▼▼▼

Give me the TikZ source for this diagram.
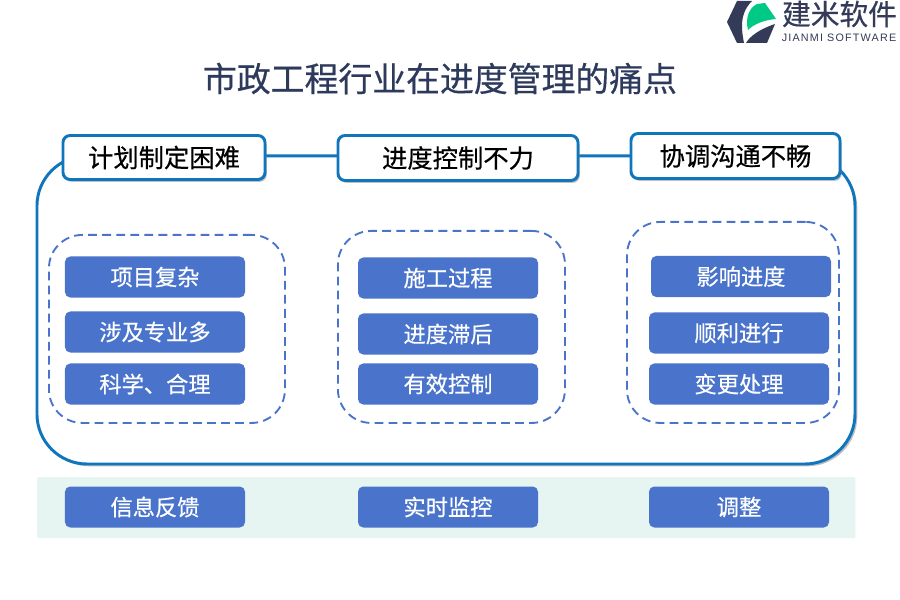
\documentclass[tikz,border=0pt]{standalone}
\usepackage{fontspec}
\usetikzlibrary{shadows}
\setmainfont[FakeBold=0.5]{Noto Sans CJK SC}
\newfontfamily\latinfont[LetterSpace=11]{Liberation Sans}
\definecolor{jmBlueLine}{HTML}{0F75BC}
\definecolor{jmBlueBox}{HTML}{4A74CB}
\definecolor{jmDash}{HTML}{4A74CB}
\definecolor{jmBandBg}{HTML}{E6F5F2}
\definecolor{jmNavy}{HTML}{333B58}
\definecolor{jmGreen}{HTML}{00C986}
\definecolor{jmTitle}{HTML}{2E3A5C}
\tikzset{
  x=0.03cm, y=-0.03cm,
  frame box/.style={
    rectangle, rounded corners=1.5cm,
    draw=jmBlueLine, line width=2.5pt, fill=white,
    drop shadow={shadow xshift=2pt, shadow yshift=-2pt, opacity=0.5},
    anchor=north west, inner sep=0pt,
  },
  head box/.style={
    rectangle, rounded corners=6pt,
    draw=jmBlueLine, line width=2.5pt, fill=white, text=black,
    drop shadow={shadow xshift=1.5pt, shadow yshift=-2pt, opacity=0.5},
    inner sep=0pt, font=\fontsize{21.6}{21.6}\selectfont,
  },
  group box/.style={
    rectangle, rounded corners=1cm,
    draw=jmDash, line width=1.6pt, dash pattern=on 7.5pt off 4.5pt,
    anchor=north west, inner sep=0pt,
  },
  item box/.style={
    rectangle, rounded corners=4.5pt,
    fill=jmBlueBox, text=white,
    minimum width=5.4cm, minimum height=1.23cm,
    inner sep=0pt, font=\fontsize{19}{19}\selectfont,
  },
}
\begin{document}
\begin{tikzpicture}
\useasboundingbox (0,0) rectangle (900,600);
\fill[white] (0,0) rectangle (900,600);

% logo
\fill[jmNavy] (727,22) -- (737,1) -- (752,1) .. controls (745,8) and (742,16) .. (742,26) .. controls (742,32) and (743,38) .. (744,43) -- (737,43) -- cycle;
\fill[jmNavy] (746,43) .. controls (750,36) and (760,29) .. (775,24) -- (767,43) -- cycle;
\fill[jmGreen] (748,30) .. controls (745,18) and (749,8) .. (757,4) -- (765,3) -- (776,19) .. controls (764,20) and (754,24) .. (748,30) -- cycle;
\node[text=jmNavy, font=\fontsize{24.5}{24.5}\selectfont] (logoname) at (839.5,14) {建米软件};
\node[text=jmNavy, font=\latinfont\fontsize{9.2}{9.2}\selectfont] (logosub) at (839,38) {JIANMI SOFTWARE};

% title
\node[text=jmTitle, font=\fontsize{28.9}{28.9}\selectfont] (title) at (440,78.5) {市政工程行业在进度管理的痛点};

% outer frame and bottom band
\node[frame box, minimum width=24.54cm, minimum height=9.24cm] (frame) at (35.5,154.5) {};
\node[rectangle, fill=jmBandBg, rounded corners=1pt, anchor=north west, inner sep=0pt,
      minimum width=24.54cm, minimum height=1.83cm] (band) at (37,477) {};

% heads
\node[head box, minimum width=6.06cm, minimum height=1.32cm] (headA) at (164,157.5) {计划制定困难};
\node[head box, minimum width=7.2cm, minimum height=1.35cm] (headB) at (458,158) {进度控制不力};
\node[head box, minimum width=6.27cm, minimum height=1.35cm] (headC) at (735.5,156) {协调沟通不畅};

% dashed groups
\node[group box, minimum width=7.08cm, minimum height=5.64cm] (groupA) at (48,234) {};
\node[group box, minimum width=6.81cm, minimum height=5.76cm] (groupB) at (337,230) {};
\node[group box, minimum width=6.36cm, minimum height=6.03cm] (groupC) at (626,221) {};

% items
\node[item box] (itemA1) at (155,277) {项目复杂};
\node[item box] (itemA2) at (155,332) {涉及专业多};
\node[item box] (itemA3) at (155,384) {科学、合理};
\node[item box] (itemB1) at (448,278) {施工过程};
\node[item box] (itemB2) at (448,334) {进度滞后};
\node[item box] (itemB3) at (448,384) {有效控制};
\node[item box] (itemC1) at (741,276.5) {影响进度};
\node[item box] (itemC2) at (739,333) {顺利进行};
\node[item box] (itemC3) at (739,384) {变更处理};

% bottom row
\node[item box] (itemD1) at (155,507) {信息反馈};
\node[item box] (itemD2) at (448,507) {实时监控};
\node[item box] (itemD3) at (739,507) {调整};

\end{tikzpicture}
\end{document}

▲▲▲

→ **SHORT TASK**: Copy the listing in full and without alteration, omitting every picture.

→ **FINISHED EXERCISE**:
Give me the TikZ source for this diagram.
\documentclass[tikz,border=0pt]{standalone}
\usepackage{fontspec}
\usetikzlibrary{shadows}
\setmainfont[FakeBold=0.5]{Noto Sans CJK SC}
\newfontfamily\latinfont[LetterSpace=11]{Liberation Sans}
\definecolor{jmBlueLine}{HTML}{0F75BC}
\definecolor{jmBlueBox}{HTML}{4A74CB}
\definecolor{jmDash}{HTML}{4A74CB}
\definecolor{jmBandBg}{HTML}{E6F5F2}
\definecolor{jmNavy}{HTML}{333B58}
\definecolor{jmGreen}{HTML}{00C986}
\definecolor{jmTitle}{HTML}{2E3A5C}
\tikzset{
  x=0.03cm, y=-0.03cm,
  frame box/.style={
    rectangle, rounded corners=1.5cm,
    draw=jmBlueLine, line width=2.5pt, fill=white,
    drop shadow={shadow xshift=2pt, shadow yshift=-2pt, opacity=0.5},
    anchor=north west, inner sep=0pt,
  },
  head box/.style={
    rectangle, rounded corners=6pt,
    draw=jmBlueLine, line width=2.5pt, fill=white, text=black,
    drop shadow={shadow xshift=1.5pt, shadow yshift=-2pt, opacity=0.5},
    inner sep=0pt, font=\fontsize{21.6}{21.6}\selectfont,
  },
  group box/.style={
    rectangle, rounded corners=1cm,
    draw=jmDash, line width=1.6pt, dash pattern=on 7.5pt off 4.5pt,
    anchor=north west, inner sep=0pt,
  },
  item box/.style={
    rectangle, rounded corners=4.5pt,
    fill=jmBlueBox, text=white,
    minimum width=5.4cm, minimum height=1.23cm,
    inner sep=0pt, font=\fontsize{19}{19}\selectfont,
  },
}
\begin{document}
\begin{tikzpicture}
\useasboundingbox (0,0) rectangle (900,600);
\fill[white] (0,0) rectangle (900,600);

% logo
\fill[jmNavy] (727,22) -- (737,1) -- (752,1) .. controls (745,8) and (742,16) .. (742,26) .. controls (742,32) and (743,38) .. (744,43) -- (737,43) -- cycle;
\fill[jmNavy] (746,43) .. controls (750,36) and (760,29) .. (775,24) -- (767,43) -- cycle;
\fill[jmGreen] (748,30) .. controls (745,18) and (749,8) .. (757,4) -- (765,3) -- (776,19) .. controls (764,20) and (754,24) .. (748,30) -- cycle;
\node[text=jmNavy, font=\fontsize{24.5}{24.5}\selectfont] (logoname) at (839.5,14) {建米软件};
\node[text=jmNavy, font=\latinfont\fontsize{9.2}{9.2}\selectfont] (logosub) at (839,38) {JIANMI SOFTWARE};

% title
\node[text=jmTitle, font=\fontsize{28.9}{28.9}\selectfont] (title) at (440,78.5) {市政工程行业在进度管理的痛点};

% outer frame and bottom band
\node[frame box, minimum width=24.54cm, minimum height=9.24cm] (frame) at (35.5,154.5) {};
\node[rectangle, fill=jmBandBg, rounded corners=1pt, anchor=north west, inner sep=0pt,
      minimum width=24.54cm, minimum height=1.83cm] (band) at (37,477) {};

% heads
\node[head box, minimum width=6.06cm, minimum height=1.32cm] (headA) at (164,157.5) {计划制定困难};
\node[head box, minimum width=7.2cm, minimum height=1.35cm] (headB) at (458,158) {进度控制不力};
\node[head box, minimum width=6.27cm, minimum height=1.35cm] (headC) at (735.5,156) {协调沟通不畅};

% dashed groups
\node[group box, minimum width=7.08cm, minimum height=5.64cm] (groupA) at (48,234) {};
\node[group box, minimum width=6.81cm, minimum height=5.76cm] (groupB) at (337,230) {};
\node[group box, minimum width=6.36cm, minimum height=6.03cm] (groupC) at (626,221) {};

% items
\node[item box] (itemA1) at (155,277) {项目复杂};
\node[item box] (itemA2) at (155,332) {涉及专业多};
\node[item box] (itemA3) at (155,384) {科学、合理};
\node[item box] (itemB1) at (448,278) {施工过程};
\node[item box] (itemB2) at (448,334) {进度滞后};
\node[item box] (itemB3) at (448,384) {有效控制};
\node[item box] (itemC1) at (741,276.5) {影响进度};
\node[item box] (itemC2) at (739,333) {顺利进行};
\node[item box] (itemC3) at (739,384) {变更处理};

% bottom row
\node[item box] (itemD1) at (155,507) {信息反馈};
\node[item box] (itemD2) at (448,507) {实时监控};
\node[item box] (itemD3) at (739,507) {调整};

\end{tikzpicture}
\end{document}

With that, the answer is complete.